In 1979, Alan Goldberg, a student of the renowned logician Martin Davis at NYU, made what was regarded as a breakthrough at that time. He proved that the Davis-Putnam procedure, an example of regular resolution which was invented in the early 1960's, solved instances of SAT very quickly on the average. The result received so much attention that, to this day, some people still think that this was the last word on the subject. However, to some people there was something troubling about the result: in order to simplify the analysis, Goldberg had to change the Davis-Putnam procedure somewhat. The procedure he actually analysed was rather "dumb." Why was such a dumb algorithm able to arrive at a solution so quickly most of the time? The answer was provided in a 1983 Discrete Applied Mathematics paper and a 1986 Information Processing Letters paper.

In order to perform an average case analysis, some distribution on inputs must be assumed. The distribution provided by Goldberg seemed like a reasonable one: it did not favor one instance over any other. But, I showed that Goldberg's distribution was extremely dense in admitting satisfying truth assignments. So dense, in fact, that if one created a random truth assignment - WITHOUT EVEN LOOKING AT THE GIVEN INSTANCE - then, with probability nearly 1, that assignment would satisfy that instance. Moreover, I showed that, by changing the distribution slightly so as to reduce the density of satisfying assignments, the version of the Davis-Putnam procedure analysed by Goldberg was incredibly slow on almost every instance of SAT. Thus, the favorable result obtained by Goldberg was not due to any properties of the method he analysed but, rather, was due to (perhaps) unreasonable properties of the inputs he was generating for analysis.
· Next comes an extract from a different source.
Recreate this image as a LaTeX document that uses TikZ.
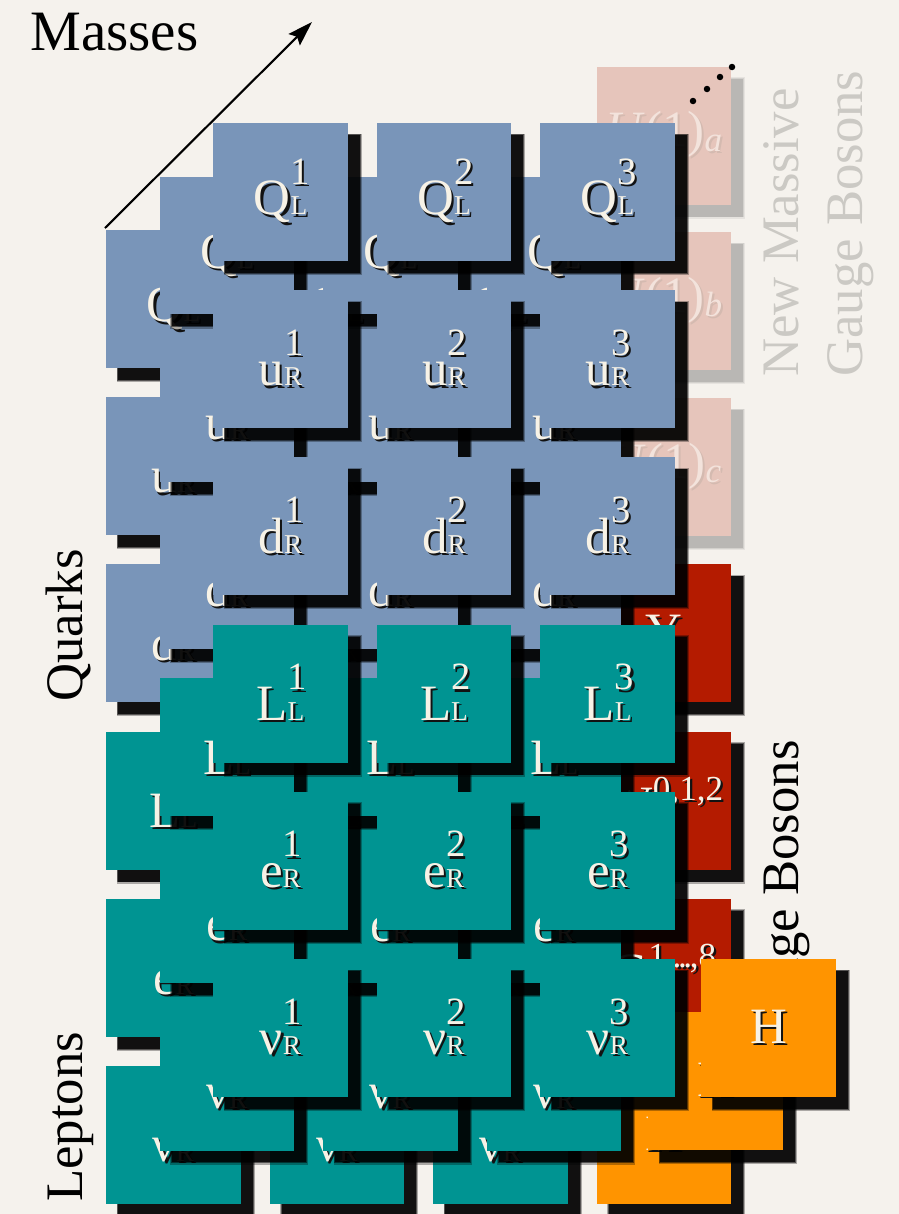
\documentclass[tikz,border=0pt]{standalone}
\usepackage{fontspec}
\setmainfont{Liberation Serif}
\usetikzlibrary{shadows,arrows.meta}
\definecolor{paper}{RGB}{245,242,237}
\definecolor{qblue}{RGB}{121,149,185}
\definecolor{lteal}{RGB}{0,148,146}
\definecolor{gred}{RGB}{180,27,0}
\definecolor{horange}{RGB}{255,148,0}
\definecolor{npink}{RGB}{230,197,187}
\definecolor{cream}{RGB}{247,242,230}
\definecolor{tshadow}{RGB}{18,18,18}
\definecolor{ptext}{RGB}{243,227,220}
\definecolor{pshadow}{RGB}{212,186,176}
\definecolor{fadegray}{RGB}{203,201,196}
\newcommand\labfont{\fontsize{29}{30}\selectfont}
\newcommand\supfont{\fontsize{22}{22}\selectfont}
\newcommand\subfontx{\fontsize{15.5}{16}\selectfont}
\newcommand\gsupfont{\fontsize{20}{21}\selectfont}
\newcommand\sidefont{\fontsize{30}{36}\selectfont}
\newcommand\stx[1]{\rlap{\hspace{0.045cm}\raisebox{-0.045cm}{\color{tshadow}#1}}{\color{cream}#1}}
\newcommand\ptx[1]{\rlap{\hspace{0.04cm}\raisebox{-0.04cm}{\color{pshadow}#1}}{\color{ptext}#1}}
\newcommand\fl[3]{#1\rlap{\raisebox{0.6em}{\supfont #2}}{\subfontx #3}}
\newcommand\layer[3]{%
  \foreach \s [count=\c from 0] in {1,2,3} {
    \foreach \lt/\sb/\col [count=\r from 0] in {Q/L/qblue,u/R/qblue,d/R/qblue,L/L/lteal,e/R/lteal,ν/R/lteal} {
      \node[ptile, fill=\col] (#1-\r-\s) at ({#2+163.5*\c+67.5},{#3+167.2*\r+69}) {\stx{\fl{\lt}{\s}{\sb}}};
    }
  }%
}
\tikzset{
  boxshadow/.style={
    general shadow={shadow xshift=0.24cm, shadow yshift=-0.24cm, shadow scale=1.025, fill=black, opacity=0.3},
    general shadow={shadow xshift=0.24cm, shadow yshift=-0.24cm, shadow scale=1.01, fill=black, opacity=0.5},
    general shadow={shadow xshift=0.24cm, shadow yshift=-0.24cm, fill=black, opacity=0.8}},
  faintshadow/.style={
    general shadow={shadow xshift=0.24cm, shadow yshift=-0.24cm, shadow scale=1.025, fill=black, opacity=0.06},
    general shadow={shadow xshift=0.24cm, shadow yshift=-0.24cm, shadow scale=1.01, fill=black, opacity=0.08},
    general shadow={shadow xshift=0.24cm, shadow yshift=-0.24cm, fill=black, opacity=0.12}},
  tile/.style={minimum width=2.7cm, minimum height=2.76cm, inner sep=0pt, outer sep=0pt, font=\labfont},
  ptile/.style={tile, boxshadow},
  ntile/.style={tile, faintshadow, fill=npink},
  dotn/.style={circle, fill=black, inner sep=0pt, minimum size=0.13cm},
  sidetext/.style={font=\sidefont, inner sep=0pt},
  fadetext/.style={sidetext, text=fadegray},
  massarrow/.style={line width=1.2pt, -{Stealth[length=0.5cm, width=0.32cm, inset=0.08cm]}}
}
\begin{document}
\begin{tikzpicture}[x=0.02cm, y=-0.02cm]
\fill[paper] (0,0) rectangle (899,1214);
\useasboundingbox (0,0) rectangle (899,1214);

% side texts
\node[inner sep=0pt, font=\fontsize{32.5}{36}\selectfont, anchor=base west] (masses) at (30,50) {Masses};
\node[sidetext, rotate=90, anchor=base west] (quarks) at (82,702) {Quarks};
\node[sidetext, rotate=90, anchor=base west] (leptons) at (82,1202) {Leptons};
\node[fadetext, rotate=90, anchor=base west] (newmassive) at (798,377) {New Massive};
\node[fadetext, rotate=90, anchor=base west] (newgauge) at (862,377) {Gauge Bosons};
\node[sidetext, rotate=90, anchor=base east] (gauge) at (798,740) {Gauge Bosons};

% back layer
\layer{b}{106}{230}
\node[ntile] (ua) at (596.5+67.5,66.7+69) {\ptx{\textit{U}(1)\raisebox{-0.08em}{\fontsize{20}{21}\selectfont\itshape a}}};
\node[ntile] (ub) at (596.5+67.5,232+69) {\ptx{\textit{U}(1)\raisebox{-0.08em}{\fontsize{20}{21}\selectfont\itshape b}}};
\node[ntile] (uc) at (596.5+67.5,398+69) {\ptx{\textit{U}(1)\raisebox{-0.08em}{\fontsize{20}{21}\selectfont\itshape c}}};
\node[ptile, fill=gred] (gy) at (596.5+67.5,564.4+69) {\stx{Y}};
\node[ptile, fill=gred] (gw) at (596.5+67.5,731.6+69) {\stx{W\raisebox{0.42em}{\gsupfont 0,1,2}}\hspace{0.8cm}};
\node[ptile, fill=gred] (gg) at (596.5+67.5,898.8+69) {\stx{G\raisebox{0.42em}{\gsupfont 1,\kern-0.06em.\kern-0.1em.\kern-0.1em.\kern-0.06em,8}}\hspace{0.8cm}};
\node[ptile, fill=horange] (hb) at (596.5+67.5,1066+69) {\stx{H}};

% dots
\node[dotn] (d1) at (693,101) {};
\node[dotn] (d2) at (707,89) {};
\node[dotn] (d3) at (720,77) {};
\node[dotn] (d4) at (732,67) {};

% middle layer
\layer{m}{159.5}{176.5}
\node[ptile, fill=horange] (hm) at (648+67.5,1012+69) {\stx{H}};

% front layer
\layer{f}{213}{123}
\node[ptile, fill=horange] (hf) at (701+67.5,959+69) {\stx{H}};

% mass arrow
\coordinate (m0) at (105,228);
\coordinate (m1) at (312,22);
\draw[massarrow] (m0) -- (m1);
\end{tikzpicture}
\end{document}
After these results the question changed to whether there exists a fast algorithm, in the probabilistic sense, when inputs are generated according to the modified distribution. This question has been attacked by several researchers and remains only partially solved. In a 1986 paper in SIAM Journal on Computing I and my Ph.D. student showed that a "smarter" resolution procedure is able to solve random instances quickly with high probability when the random instances themselves have a high probability of being satisfiable. Thus, we showed that short "certificates" of satisfiability were usually possible when instances have solutions. This was followed by a 1989 paper in Information Sciences and a 1991 paper in SIAM Journal on Computing which improved the result somewhat. Further improvements, spanning several papers due to Frieze, Suen, Chvatal, Szemeredi, Motwani, Kamath and others appeared later.

But what about high-probability short "certificates" of unsatisfiability? One would hope that resolution, being easy to use and ubiquitous, has the power to succeed. There is no easy way to determine this since an infinitude of implementations of resolution are possible. But, a sequence of papers by Haken, Urquhart, and Chvatal and Szemeredi ending in a 1988 paper by the last two authors in Journal of the Association for Computing Machinery shows that no implementation of resolution has the needed power given the modified input distribution. The search for a good "unsatisfiability verifier" continues today. The challenge is great and has attracted new blood.

The interest in practical SAT algorithms has risen steadily over time. In recent years there have been at least three competitions among SAT solvers: one at the FAW Research Institute in Ulm, Germany, one at the the University of Paderborn in Paderborn Germany, and the third at DIMACS (Discrete Applied Mathematics and Computer Science), one of the world's most important centers for research in the areas overlapping discrete mathematics and computer science.

Groundwater Remediation Software

This work is carried out in the Innovative Software Applications Laboratory .

The problem of cleaning up (alternatively, remediating) a contaminated landfill has become a national priority only recently. This is partly because, until about ten years ago, it was not generally realized that groundwater, the water flowing beneath the surface of the earth in aquifers, can become polluted to the point of being unhealthy. Since about 50% of the drinking water in the United States comes from aquifers, remediation of contaminated sites drained by groundwater has received urgent attention.

When contaminated sites are drained by aquifers, remediation plans must include an effective means to intercept and extract a sufficient volume of contaminant from groundwater systems near the site to prevent unsatisfactory concentrations from accumulating at other sites served by these systems. The kinds of interception equipment available include injection wells, extractions wells, and trenches. Injection wells pump water into the ground and are used to control locally the direction of groundwater and therefore the flow of contaminant. Extraction wells are used to pump contaminated water out of the ground. Trenches provide a passive means for contaminant extraction and may be an attractive alternative to extraction wells in certain cases.

The optimal placement of these remediation objects is a complex function of many variables such as local knowledge, capital and operating costs of the remediation objects, availability of remediation object resources, what are considered safe levels of contaminant concentration, what can or must be done with the recovered contaminated water, and several others. This level of complexity requires some mechanical computational assistance. However, although the flow of contaminant through a groundwater system remediated by a particular extraction system can be simulated by a computer, there is currently no computer aid which finds an optimal or near optimal recovery plan: that is, a plan which recovers sufficient contaminant at least cost.

Some of the features of the program are as follows:

The project is timely: it will provide a level of computer-human interaction not seen before in remediation software for small machines. The interface will make the feedback of information so fast and efficient that near optimal solutions will be possible given sufficient site information. The software will be useful as an educational tool and as a research tool. In particular, it will be useful as a test-bed for optimization ideas and determining how much site information needs to be collected. Eventually, the program will be integrated with the ICASE package under development at the University of Cincinnati's Center Hill facility. This will make the program useful in domains other than groundwater remediation.

This work has established a connection between the Department of Computer Science and the Center Hill facility. All indications are that this tie will strengthen with time. Because the work is heavily graphics-oriented, students working on this project are developing expertise that may be useful for other projects. One possible additional project calls for matching the human-computer interface of different platforms, for example DOS and MacIntosh.